Some popular GraphQL frameworks such as RedwoodJS and Apollo provide some defaults, but in the case of the latter, this is an Enterprise only feature.

Again, this kind of thing is surprising.

Information Disclosure By Default

Many GraphQL implementations enable schema introspection by default, which allows attackers to perform easy reconnaissance.

It is considered good practice to disable introspection in production, and requires an explicit opt in. The linked docs from Apollo show how for their framework, and in vanilla graphql/graphql-js:

import { createHandler } from "graphql-http/lib/use/express";
import { NoSchemaIntrospectionCustomRule } from "graphql";

const graphQLHandler = createHandler({
  // ...
  validationRules: [NoSchemaIntrospectionCustomRule],
});

I kind of understand why this is enabled by default - it is helpful in development - but like a lot of things GraphQL, feels like a loaded footgun.

Introspection Abuse

Besides introspection leaking data, it can also be used in attacks that result in deeply recursive queries. As a result, controlling query depth is also required. Reviewing graphql-python/graphene, this is something that needs to be enabled explicitly through an additional validator.

What Does A “Secure By Default” Endpoint Looking Like Anyway?

Taking graphql/graphql-js as the reference implementation, lets take the “getting started” example and work on making it secure.

Here is the starting example:

import express from "express";
import morgan from "morgan";
import { createHandler } from "graphql-http/lib/use/express";
import { schema } from "./schema";

const root = {
  hello: () => "Hello, world!",
};

const app = express();

app.use(morgan("common"));
app.use("/graphql", createHandler({ schema, rootValue: root }));
app.listen(3000, () => console.log("Server running on port 3000"));

First of all, we need to protect ourselves against large request bodies.

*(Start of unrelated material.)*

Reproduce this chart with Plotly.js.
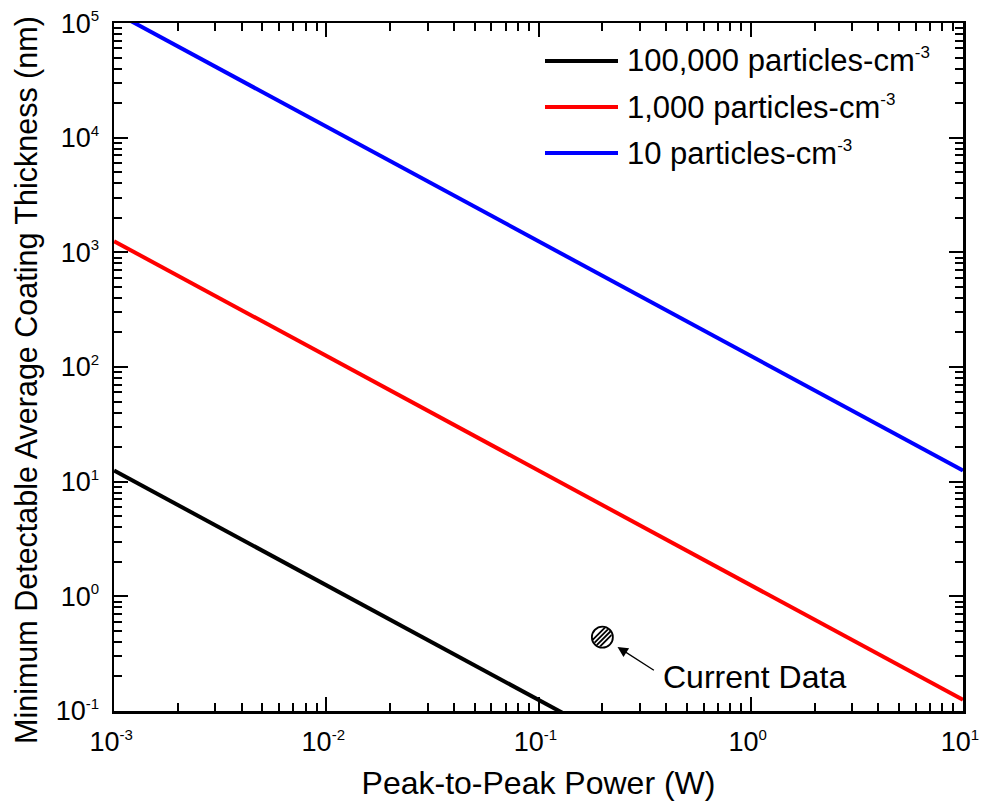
<!DOCTYPE html>
<html>
<head>
<meta charset="utf-8">
<script src="https://cdn.plot.ly/plotly-3.0.1.min.js"></script>
<style>
  html, body { margin: 0; padding: 0; background: #fff; }
  #chart { width: 981px; height: 810px; }
</style>
</head>
<body>
<div id="chart"></div>
<script>
// Peak-to-peak power (W) at which each detection limit is evaluated
const powerW = [0.001, 0.01, 0.1, 1, 10];

// Minimum detectable average coating thickness (nm) for three particle concentrations
const thickness100k = [12.5, 1.25, 0.125, 0.0125, 0.00125];
const thickness1k = [1250, 125, 12.5, 1.25, 0.125];
const thickness10 = [125000, 12500, 1250, 125, 12.5];

const seriesNames = [
  '100,000 particles-cm<sup><span style="font-size:17px">-3</span></sup>',
  '1,000 particles-cm<sup><span style="font-size:17px">-3</span></sup>',
  '10 particles-cm<sup><span style="font-size:17px">-3</span></sup>'
];
const seriesColors = ['#000000', '#ff0000', '#0000ff'];

// Measured point
const currentPower = [0.2];
const currentThickness = [0.44];
const currentLabel = 'Current Data';

// Axis ticks and titles
const xTickVals = [0.001, 0.01, 0.1, 1, 10];
const xExponents = ['-3', '-2', '-1', '0', '1'];
const yTickVals = [0.1, 1, 10, 100, 1000, 10000, 100000];
const yExponents = ['-1', '0', '1', '2', '3', '4', '5'];
const xTitle = 'Peak-to-Peak Power (W)';
const yTitle = 'Minimum Detectable Average Coating Thickness (nm)';

const powerLabel = e => '10<sup><span style="font-size:15px">' + e + '</span></sup>';
const xTickText = xExponents.map(powerLabel);
const yTickText = yExponents.map(powerLabel);

// minor ticks at 2..9 within each decade
function minorTicks(majors) {
  const out = [];
  for (let i = 0; i < majors.length - 1; i++) {
    for (let d = 2; d <= 9; d++) out.push(majors[i] * d);
  }
  return out;
}

const FONT = 'Liberation Sans, Arial, Helvetica, sans-serif';
const W = 981, H = 810;
const M = { l: 114, r: 18, t: 23, b: 99 };
const plotW = W - M.l - M.r, plotH = H - M.t - M.b;
const EPS = 0.0004;
const xRange = [-3 - EPS, 1 + EPS], yRange = [-1 - EPS, 5 + EPS];

const seriesY = [thickness100k, thickness1k, thickness10];
const traces = seriesY.map((ys, i) => ({
  x: powerW,
  y: ys,
  type: 'scatter',
  mode: 'lines',
  name: seriesNames[i],
  line: { color: seriesColors[i], width: 4 },
  showlegend: false,
  hoverinfo: 'x+y'
}));

traces.push({
  x: currentPower,
  y: currentThickness,
  type: 'scatter',
  mode: 'markers',
  name: currentLabel,
  marker: { symbol: 'circle', size: 21, color: '#ffffff', line: { color: '#000000', width: 1.8 } },
  showlegend: false
});

// transparent copy of the point bound to the top/right frame axes
traces.push({
  x: currentPower, y: currentThickness, xaxis: 'x2', yaxis: 'y2',
  type: 'scatter', mode: 'markers', marker: { opacity: 0, size: 1 },
  showlegend: false, hoverinfo: 'skip'
});

// hatch fill drawn over the measured-point marker
const hatchSvg =
  '<svg xmlns="http://www.w3.org/2000/svg" width="22" height="22" viewBox="0 0 22 22">' +
  '<defs><clipPath id="c"><circle cx="11" cy="11" r="9.8"/></clipPath></defs>' +
  '<g clip-path="url(#c)" stroke="#000" stroke-width="1.8">' +
  '<line x1="-7" y1="22" x2="15" y2="0"/>' +
  '<line x1="-2.3" y1="22" x2="19.7" y2="0"/>' +
  '<line x1="2.3" y1="22" x2="24.3" y2="0"/>' +
  '<line x1="7" y1="22" x2="29" y2="0"/>' +
  '</g></svg>';
const hatchUri = 'data:image/svg+xml;base64,' + btoa(hatchSvg);
const pxPerDecX = plotW / (xRange[1] - xRange[0]);
const pxPerDecY = plotH / (yRange[1] - yRange[0]);

// legend drawn as line samples plus labels
const legendRowsPx = [61, 107, 153];
const legendShapes = legendRowsPx.map((py, i) => ({
  type: 'line', xref: 'paper', yref: 'paper',
  x0: (545 - M.l) / plotW, x1: (618 - M.l) / plotW,
  y0: (H - M.b - py) / plotH, y1: (H - M.b - py) / plotH,
  line: { color: seriesColors[i], width: 4 }
}));
const legendLabels = legendRowsPx.map((py, i) => ({
  xref: 'paper', yref: 'paper',
  x: (625 - M.l) / plotW, y: (H - M.b - py) / plotH,
  xanchor: 'left', yanchor: 'middle',
  text: seriesNames[i], showarrow: false,
  font: { family: FONT, size: 31, color: '#000' }
}));

const annotations = legendLabels.concat([
  {
    x: Math.log10(currentPower[0]), y: Math.log10(currentThickness[0]),
    xref: 'x', yref: 'y',
    ax: 53, ay: 34, text: '', showarrow: true,
    arrowhead: 2, arrowsize: 1.6, arrowwidth: 1.3, arrowcolor: '#000',
    standoff: 18
  },
  {
    xref: 'paper', yref: 'paper',
    x: (661 - M.l) / plotW, y: (H - M.b - 677) / plotH,
    xanchor: 'left', yanchor: 'middle',
    text: currentLabel, showarrow: false,
    font: { family: FONT, size: 32, color: '#000' }
  },
  {
    // vertical axis title
    xref: 'paper', yref: 'paper',
    x: (27 - M.l) / plotW, y: (H - M.b - 380) / plotH,
    xanchor: 'center', yanchor: 'middle',
    text: yTitle, textangle: -90, showarrow: false,
    font: { family: FONT, size: 30.5, color: '#000' }
  }
]);

const tickStyle = {
  type: 'log',
  ticks: 'inside', ticklen: 14, tickwidth: 2, tickcolor: '#000',
  showgrid: false, zeroline: false,
  tickmode: 'array'
};
const minorX = { tickvals: minorTicks(xTickVals), ticks: 'inside', ticklen: 8, tickwidth: 2, tickcolor: '#000', showgrid: false };
const minorY = { tickvals: minorTicks(yTickVals), ticks: 'inside', ticklen: 8, tickwidth: 2, tickcolor: '#000', showgrid: false };

const layout = {
  width: W, height: H,
  margin: M,
  paper_bgcolor: '#fff', plot_bgcolor: '#fff',
  font: { family: FONT, color: '#000' },
  showlegend: false,
  xaxis: Object.assign({}, tickStyle, {
    range: xRange,
    showline: true, linecolor: '#000', linewidth: 2.5, mirror: true,
    tickvals: xTickVals, ticktext: xTickText, minor: minorX,
    tickfont: { family: FONT, size: 27, color: '#000' },
    ticklabelstandoff: 5, ticklabelshift: -3, ticklabeloverflow: 'allow',
    title: { text: xTitle, font: { family: FONT, size: 32, color: '#000' }, standoff: 16 }
  }),
  yaxis: Object.assign({}, tickStyle, {
    range: yRange,
    showline: true, linecolor: '#000', linewidth: 2.5, mirror: true,
    tickvals: yTickVals, ticktext: yTickText, minor: minorY,
    tickfont: { family: FONT, size: 27, color: '#000' },
    ticklabelstandoff: 7, ticklabeloverflow: 'allow'
  }),
  // top and right axes carrying the mirrored tick marks
  xaxis2: Object.assign({}, tickStyle, {
    range: xRange, overlaying: 'x', side: 'top', anchor: 'y2',
    showline: false, showticklabels: false,
    tickvals: xTickVals, minor: minorX
  }),
  yaxis2: Object.assign({}, tickStyle, {
    range: yRange, overlaying: 'y', side: 'right', anchor: 'x2',
    showline: false, showticklabels: false,
    tickvals: yTickVals, minor: minorY
  }),
  shapes: legendShapes,
  annotations: annotations,
  images: [{
    source: hatchUri,
    xref: 'x', yref: 'y',
    x: Math.log10(currentPower[0]), y: Math.log10(currentThickness[0]),
    sizex: 22 / pxPerDecX, sizey: 22 / pxPerDecY,
    xanchor: 'center', yanchor: 'middle',
    sizing: 'stretch', layer: 'above'
  }]
};

Plotly.newPlot('chart', traces, layout, { displayModeBar: false, staticPlot: true });
</script>
</body>
</html>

Straight forward enough with body-parser:

 import morgan from "morgan"
 import { createHandler } from "graphql-http/lib/use/express"
 import { schema } from "./schema"
+import bodyParser from "body-parser"

 const root = {
     hello: () => "Hello, world!"
@@ -10,5 +11,7 @@ const root = {
 const app = express()

 app.use(morgan("common"))
+app.use(bodyParser.json({ limit: "64kb" }))
+app.use(bodyParser.urlencoded({ extended: true, limit: "64kb" }))
 app.use("/graphql", createHandler({ schema, rootValue: root }))
 app.listen(3000, () => console.log("Server running on port 3000"))

Next, we need to add some default validation rules and set our maxToken to some sensible value:

-app.use(morgan("common"))
-app.use(bodyParser.json({ limit: "64kb" }))
-app.use(bodyParser.urlencoded({ extended: true, limit: "64kb" }))
-app.use("/graphql", createHandler({ schema, rootValue: root }))
-app.listen(3000, () => console.log("Server running on port 3000"))
+const handler = createHandler({
+  schema,
+  parse: (query) => parse(query, { maxTokens: 5000 }),
+  validationRules: [
+    ...specifiedRules,
+    NoSchemaIntrospectionCustomRule,
+  ],
+});
+
+app.use(morgan("common"));
+app.use(bodyParser.json({ limit: "64kb" }));
+app.use(bodyParser.urlencoded({ extended: true, limit: "64kb" }));
+app.post("/graphql", handler);

Now, we need to add some specific guards. The nice people over at escape.tech have created a practically mandatory package - graphql-armor - that exposes some helpful rules to mitigate the above:

 validationRules: [
   ...specifiedRules,
   NoSchemaIntrospectionCustomRule,
+    maxDepthRule({
+      exposeLimits: false,
+    }),
+    costLimitRule({
+      exposeLimits: false,
+    }),
+    maxDirectivesRule({
+      n: config.graphqlMaxDirectives,
+      exposeLimits: false,
+    }),
+    maxAliasesRule({
+      n: config.graphqlMaxAliases,
+      exposeLimits: false,
+    }),
 ],

We set exposeLimits to false to prevent leaking information to attackers about what limits are in place.

The final setup is shown in this repo: mble/graphql-tirefire.

This leaves us with something very similar to RedwoodJS’s configuration.

In an ideal world, these packages and their default configuration would be baked into the underlying GraphQL implementations themselves, to provide more of a “zero config” approach.

By providing sensible defaults, we can enable our users to be more successful out of the gate, and keep the web safer by default.